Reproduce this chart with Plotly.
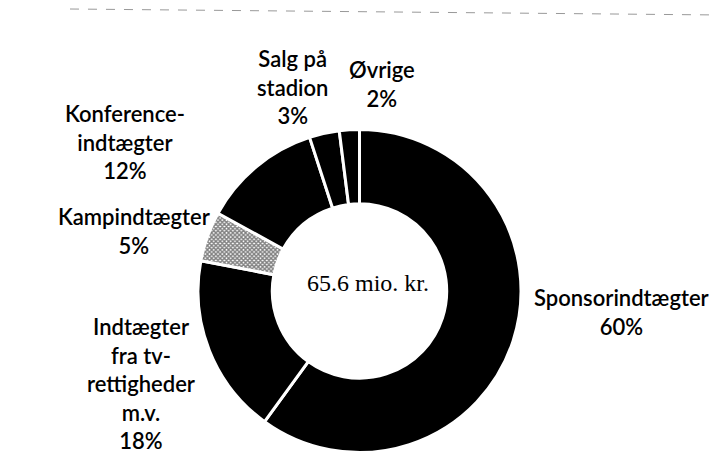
import plotly.graph_objects as go

categories = ["Sponsorindtægter", "Indtægter fra tv-rettigheder m.v.", "Kampindtægter",
              "Konferenceindtægter", "Salg på stadion", "Øvrige"]
values = [60, 18, 5, 12, 3, 2]
label_texts = [
    "Sponsorindtægter<br>60%",
    "Indtægter<br>fra tv-<br>rettigheder<br>m.v.<br>18%",
    "Kampindtægter<br>5%",
    "Konference-<br>indtægter<br>12%",
    "Salg på<br>stadion<br>3%",
    "Øvrige<br>2%",
]
# label anchor positions in page pixels (x, y-from-top)
label_pos = [(621, 312), (141, 383), (134, 231), (125, 142), (292, 87), (382, 84)]
center_text = "65.6 mio. kr."

# the page body has an 8px margin, so the figure is drawn 8px smaller and offset
OFF = 8
W, H = 721 - OFF, 453 - OFF
cx, cy, r = 359.5 - OFF, 291 - OFF, 161.5


def px(x):
    return (x - OFF) / W


def py(y):
    return 1 - (y - OFF) / H


fill_colors = ["#000000", "#000000", "#ffffff", "#000000", "#000000", "#000000"]
pattern_shapes = ["", "", "x", "", "", ""]

y0 = max(0.0, (H - cy - r) / H)
y1 = min(1.0, (H - cy + r) / H)

fig = go.Figure()
fig.add_trace(go.Pie(
    labels=categories,
    values=values,
    sort=False,
    direction="clockwise",
    rotation=0,
    hole=0.54,
    textinfo="none",
    hoverinfo="none",
    showlegend=False,
    marker=dict(
        colors=fill_colors,
        line=dict(color="#ffffff", width=3),
        pattern=dict(shape=pattern_shapes, fgcolor="#000000", bgcolor="#ffffff",
                     size=3, solidity=0.7, fillmode="overlay"),
    ),
    domain=dict(x=[(cx - r) / W, (cx + r) / W], y=[y0, y1]),
))

font_lbl = dict(family="Lato, Carlito, Open Sans, sans-serif", size=22, color="#000000", weight=600)
for txt, (lx, ly) in zip(label_texts, label_pos):
    fig.add_annotation(x=px(lx), y=py(ly), xref="paper", yref="paper",
                       text=txt, showarrow=False, font=font_lbl, align="center",
                       xanchor="center", yanchor="middle")

fig.add_annotation(x=px(368), y=py(283), xref="paper", yref="paper",
                   text=center_text, showarrow=False,
                   font=dict(family="Liberation Serif, Times New Roman, serif", size=24, color="#000000"),
                   xanchor="center", yanchor="middle")

# faint scan line at the top
fig.add_shape(type="line", xref="paper", yref="paper",
              x0=px(70), y0=py(9), x1=1.0, y1=py(15),
              line=dict(color="#999999", width=1, dash="dash"))

fig.update_layout(
    width=W, height=H,
    margin=dict(l=0, r=0, t=0, b=0),
    paper_bgcolor="#ffffff",
    plot_bgcolor="#ffffff",
)

fig.write_html("out.html")
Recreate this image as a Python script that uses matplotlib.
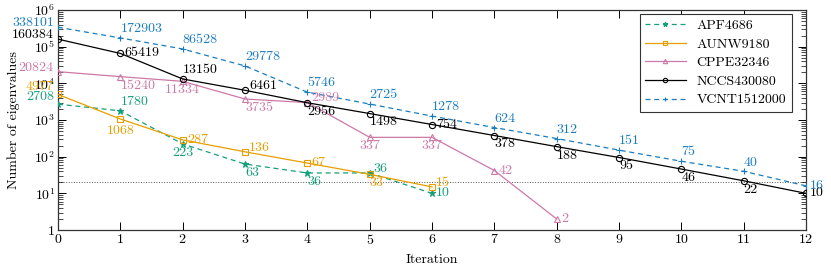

**Do this:** Extract, word for word, each line from the top of the data down to and including the line with "cx, cy, r = 359.5 - OFF, 291 - OFF, 161.5"; skip the pictures.

**Solution to the exercise:**
Reproduce this chart with Plotly.
import plotly.graph_objects as go

categories = ["Sponsorindtægter", "Indtægter fra tv-rettigheder m.v.", "Kampindtægter",
              "Konferenceindtægter", "Salg på stadion", "Øvrige"]
values = [60, 18, 5, 12, 3, 2]
label_texts = [
    "Sponsorindtægter<br>60%",
    "Indtægter<br>fra tv-<br>rettigheder<br>m.v.<br>18%",
    "Kampindtægter<br>5%",
    "Konference-<br>indtægter<br>12%",
    "Salg på<br>stadion<br>3%",
    "Øvrige<br>2%",
]
# label anchor positions in page pixels (x, y-from-top)
label_pos = [(621, 312), (141, 383), (134, 231), (125, 142), (292, 87), (382, 84)]
center_text = "65.6 mio. kr."

# the page body has an 8px margin, so the figure is drawn 8px smaller and offset
OFF = 8
W, H = 721 - OFF, 453 - OFF
cx, cy, r = 359.5 - OFF, 291 - OFF, 161.5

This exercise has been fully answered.